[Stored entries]
++++++++++++++++++++
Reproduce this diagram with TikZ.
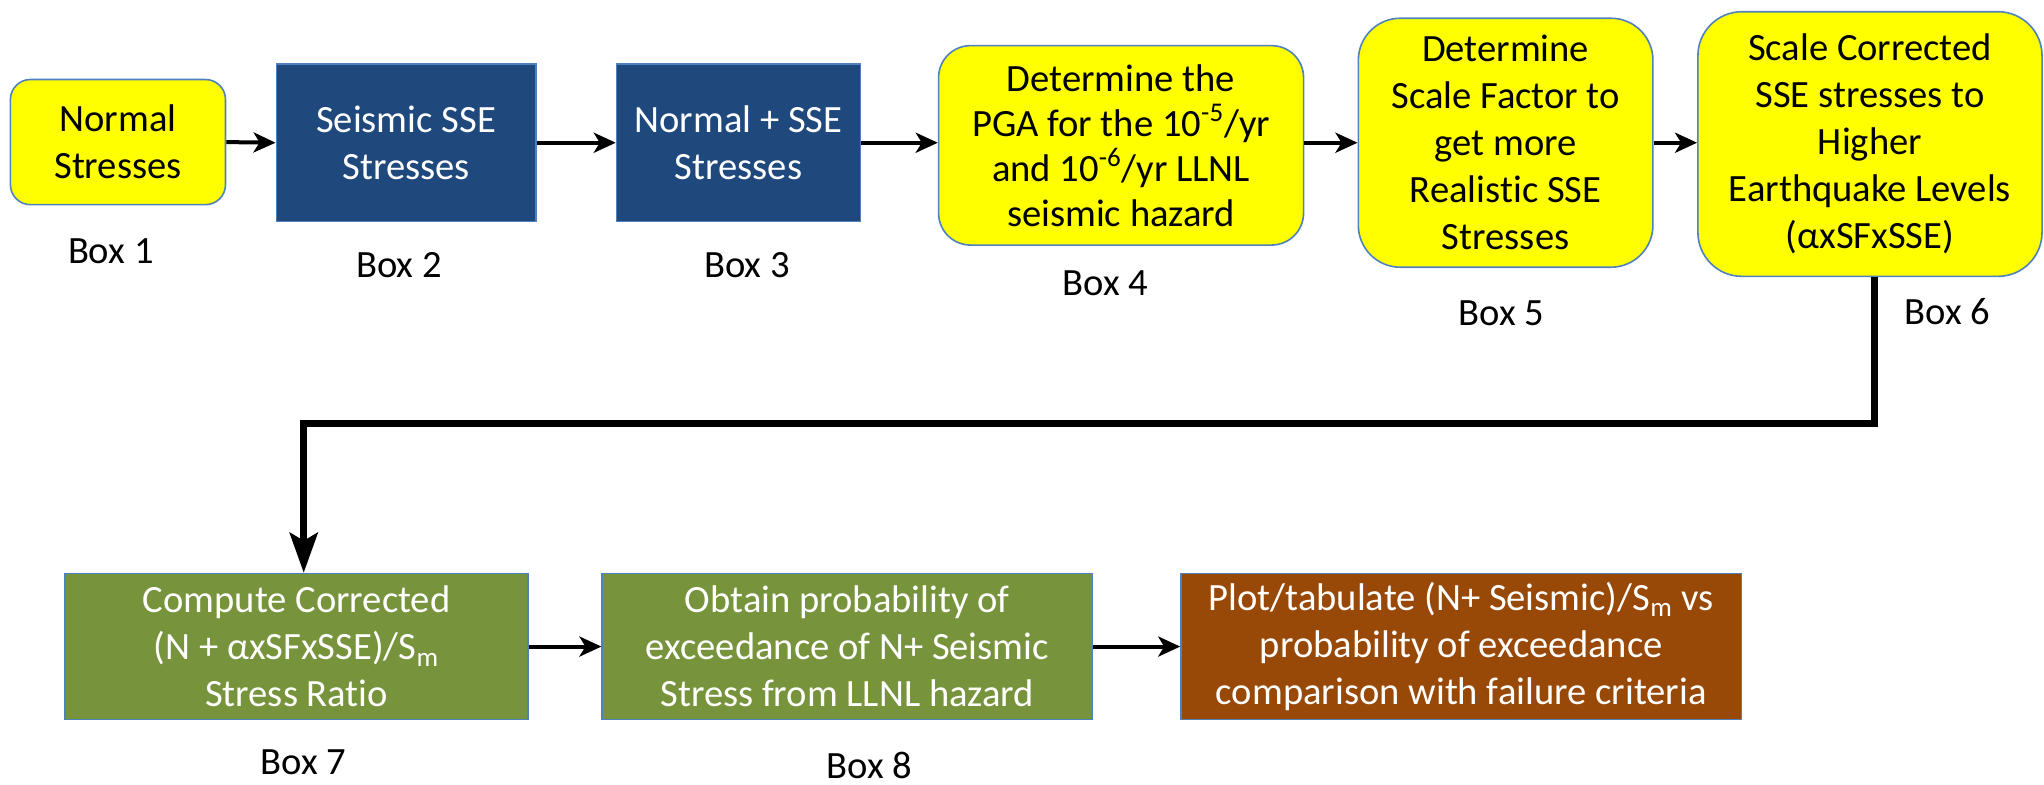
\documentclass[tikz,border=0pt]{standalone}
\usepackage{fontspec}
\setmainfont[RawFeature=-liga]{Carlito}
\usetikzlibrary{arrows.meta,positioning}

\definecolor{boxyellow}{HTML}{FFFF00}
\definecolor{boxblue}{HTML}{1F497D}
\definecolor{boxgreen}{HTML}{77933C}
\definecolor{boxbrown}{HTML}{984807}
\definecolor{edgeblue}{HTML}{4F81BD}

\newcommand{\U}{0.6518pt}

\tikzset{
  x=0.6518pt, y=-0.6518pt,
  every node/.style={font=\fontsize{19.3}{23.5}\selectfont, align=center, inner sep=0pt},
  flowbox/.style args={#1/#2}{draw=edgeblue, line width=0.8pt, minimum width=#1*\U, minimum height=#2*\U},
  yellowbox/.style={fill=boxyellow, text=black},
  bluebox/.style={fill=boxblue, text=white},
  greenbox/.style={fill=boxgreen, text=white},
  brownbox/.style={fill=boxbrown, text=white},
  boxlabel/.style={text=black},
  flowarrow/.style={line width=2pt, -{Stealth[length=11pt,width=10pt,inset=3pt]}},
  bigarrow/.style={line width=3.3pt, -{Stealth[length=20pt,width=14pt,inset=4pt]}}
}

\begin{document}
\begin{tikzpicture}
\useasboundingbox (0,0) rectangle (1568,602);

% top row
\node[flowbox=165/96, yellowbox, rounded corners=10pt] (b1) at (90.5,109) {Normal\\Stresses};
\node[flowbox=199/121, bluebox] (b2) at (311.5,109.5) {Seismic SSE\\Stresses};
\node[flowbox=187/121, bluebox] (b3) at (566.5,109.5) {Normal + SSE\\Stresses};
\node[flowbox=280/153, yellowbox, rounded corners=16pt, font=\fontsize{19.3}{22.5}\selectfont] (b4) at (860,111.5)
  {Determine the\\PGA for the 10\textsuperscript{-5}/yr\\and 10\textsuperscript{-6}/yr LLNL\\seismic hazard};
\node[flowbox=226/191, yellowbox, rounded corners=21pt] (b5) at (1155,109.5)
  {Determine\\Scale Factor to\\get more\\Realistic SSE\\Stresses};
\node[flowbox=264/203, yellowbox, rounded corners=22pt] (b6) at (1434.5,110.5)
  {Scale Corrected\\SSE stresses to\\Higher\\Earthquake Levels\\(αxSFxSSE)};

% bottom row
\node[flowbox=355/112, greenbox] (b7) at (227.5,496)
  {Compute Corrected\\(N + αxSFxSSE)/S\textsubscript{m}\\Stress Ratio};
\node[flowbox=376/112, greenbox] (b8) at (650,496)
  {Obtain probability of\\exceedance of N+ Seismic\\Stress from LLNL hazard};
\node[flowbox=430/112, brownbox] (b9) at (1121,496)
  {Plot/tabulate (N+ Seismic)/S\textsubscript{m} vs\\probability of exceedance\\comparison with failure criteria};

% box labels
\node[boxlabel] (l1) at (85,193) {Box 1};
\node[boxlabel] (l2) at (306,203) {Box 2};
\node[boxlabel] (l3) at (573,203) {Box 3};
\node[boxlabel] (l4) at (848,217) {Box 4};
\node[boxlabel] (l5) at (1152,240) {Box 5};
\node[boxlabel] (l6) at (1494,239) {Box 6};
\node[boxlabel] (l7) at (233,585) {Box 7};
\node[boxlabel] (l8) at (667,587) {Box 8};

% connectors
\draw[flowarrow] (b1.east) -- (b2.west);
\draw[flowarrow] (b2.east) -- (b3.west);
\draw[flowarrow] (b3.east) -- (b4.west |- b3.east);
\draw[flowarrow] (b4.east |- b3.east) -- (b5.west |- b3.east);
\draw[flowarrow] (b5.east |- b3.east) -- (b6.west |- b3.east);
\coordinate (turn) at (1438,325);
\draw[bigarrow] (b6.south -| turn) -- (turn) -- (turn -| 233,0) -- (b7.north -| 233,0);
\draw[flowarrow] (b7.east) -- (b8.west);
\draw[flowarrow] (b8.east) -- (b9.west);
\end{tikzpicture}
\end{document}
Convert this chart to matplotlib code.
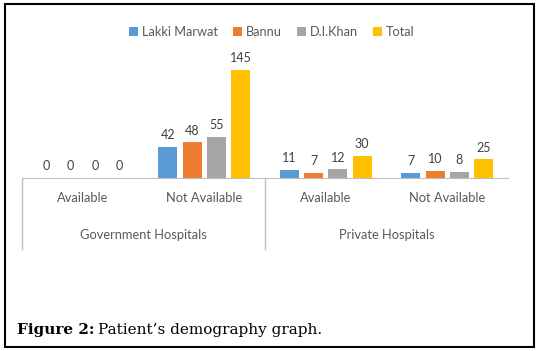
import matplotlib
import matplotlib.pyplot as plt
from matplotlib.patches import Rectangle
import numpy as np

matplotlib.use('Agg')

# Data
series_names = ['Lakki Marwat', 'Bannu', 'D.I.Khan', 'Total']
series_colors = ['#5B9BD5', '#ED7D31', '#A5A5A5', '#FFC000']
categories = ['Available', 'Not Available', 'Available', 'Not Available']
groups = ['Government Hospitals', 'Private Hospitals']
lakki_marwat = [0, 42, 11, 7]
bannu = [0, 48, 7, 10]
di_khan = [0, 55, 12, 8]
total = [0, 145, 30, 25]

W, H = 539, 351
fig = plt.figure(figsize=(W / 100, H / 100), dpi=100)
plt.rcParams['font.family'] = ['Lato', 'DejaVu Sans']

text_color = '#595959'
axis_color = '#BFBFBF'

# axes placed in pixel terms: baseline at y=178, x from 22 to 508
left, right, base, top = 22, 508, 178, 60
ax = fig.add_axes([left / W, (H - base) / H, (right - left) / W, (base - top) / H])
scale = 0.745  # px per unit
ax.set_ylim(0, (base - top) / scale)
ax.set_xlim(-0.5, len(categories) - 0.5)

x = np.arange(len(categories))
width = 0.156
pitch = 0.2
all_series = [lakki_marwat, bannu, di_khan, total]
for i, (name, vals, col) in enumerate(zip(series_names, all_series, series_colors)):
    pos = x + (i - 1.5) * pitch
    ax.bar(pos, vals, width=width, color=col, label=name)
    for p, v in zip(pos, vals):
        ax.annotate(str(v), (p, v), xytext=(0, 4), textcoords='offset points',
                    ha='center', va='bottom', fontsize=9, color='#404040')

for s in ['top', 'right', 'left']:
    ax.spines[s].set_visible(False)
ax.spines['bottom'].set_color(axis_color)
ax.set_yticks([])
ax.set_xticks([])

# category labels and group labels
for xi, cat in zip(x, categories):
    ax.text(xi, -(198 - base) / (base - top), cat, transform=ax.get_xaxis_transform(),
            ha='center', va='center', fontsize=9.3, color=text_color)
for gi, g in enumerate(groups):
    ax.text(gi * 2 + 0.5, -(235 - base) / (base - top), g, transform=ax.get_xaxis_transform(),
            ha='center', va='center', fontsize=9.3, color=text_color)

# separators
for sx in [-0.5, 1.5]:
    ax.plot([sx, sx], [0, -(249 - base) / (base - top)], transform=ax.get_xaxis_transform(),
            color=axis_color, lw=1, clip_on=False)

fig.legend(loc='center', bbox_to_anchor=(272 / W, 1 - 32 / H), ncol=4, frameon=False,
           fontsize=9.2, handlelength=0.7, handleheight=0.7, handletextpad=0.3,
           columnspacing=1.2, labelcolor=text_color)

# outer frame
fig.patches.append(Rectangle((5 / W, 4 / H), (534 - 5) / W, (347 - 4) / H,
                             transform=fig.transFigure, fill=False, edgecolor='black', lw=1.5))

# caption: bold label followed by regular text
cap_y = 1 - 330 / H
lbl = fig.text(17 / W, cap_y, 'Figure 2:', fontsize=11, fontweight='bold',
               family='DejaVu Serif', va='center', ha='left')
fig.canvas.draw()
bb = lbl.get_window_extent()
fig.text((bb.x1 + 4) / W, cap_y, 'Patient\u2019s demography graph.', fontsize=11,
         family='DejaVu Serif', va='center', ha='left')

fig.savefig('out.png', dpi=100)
++++++++++++++++++++
WRITTEN INSTRUCTION: Give back, unchanged, each line from the one containing "Convert this chart to matplotlib code." through the one containing "axis_color = '#BFBFBF'". Pictures are to be left out.

RESULT:
Convert this chart to matplotlib code.
import matplotlib
import matplotlib.pyplot as plt
from matplotlib.patches import Rectangle
import numpy as np

matplotlib.use('Agg')

# Data
series_names = ['Lakki Marwat', 'Bannu', 'D.I.Khan', 'Total']
series_colors = ['#5B9BD5', '#ED7D31', '#A5A5A5', '#FFC000']
categories = ['Available', 'Not Available', 'Available', 'Not Available']
groups = ['Government Hospitals', 'Private Hospitals']
lakki_marwat = [0, 42, 11, 7]
bannu = [0, 48, 7, 10]
di_khan = [0, 55, 12, 8]
total = [0, 145, 30, 25]

W, H = 539, 351
fig = plt.figure(figsize=(W / 100, H / 100), dpi=100)
plt.rcParams['font.family'] = ['Lato', 'DejaVu Sans']

text_color = '#595959'
axis_color = '#BFBFBF'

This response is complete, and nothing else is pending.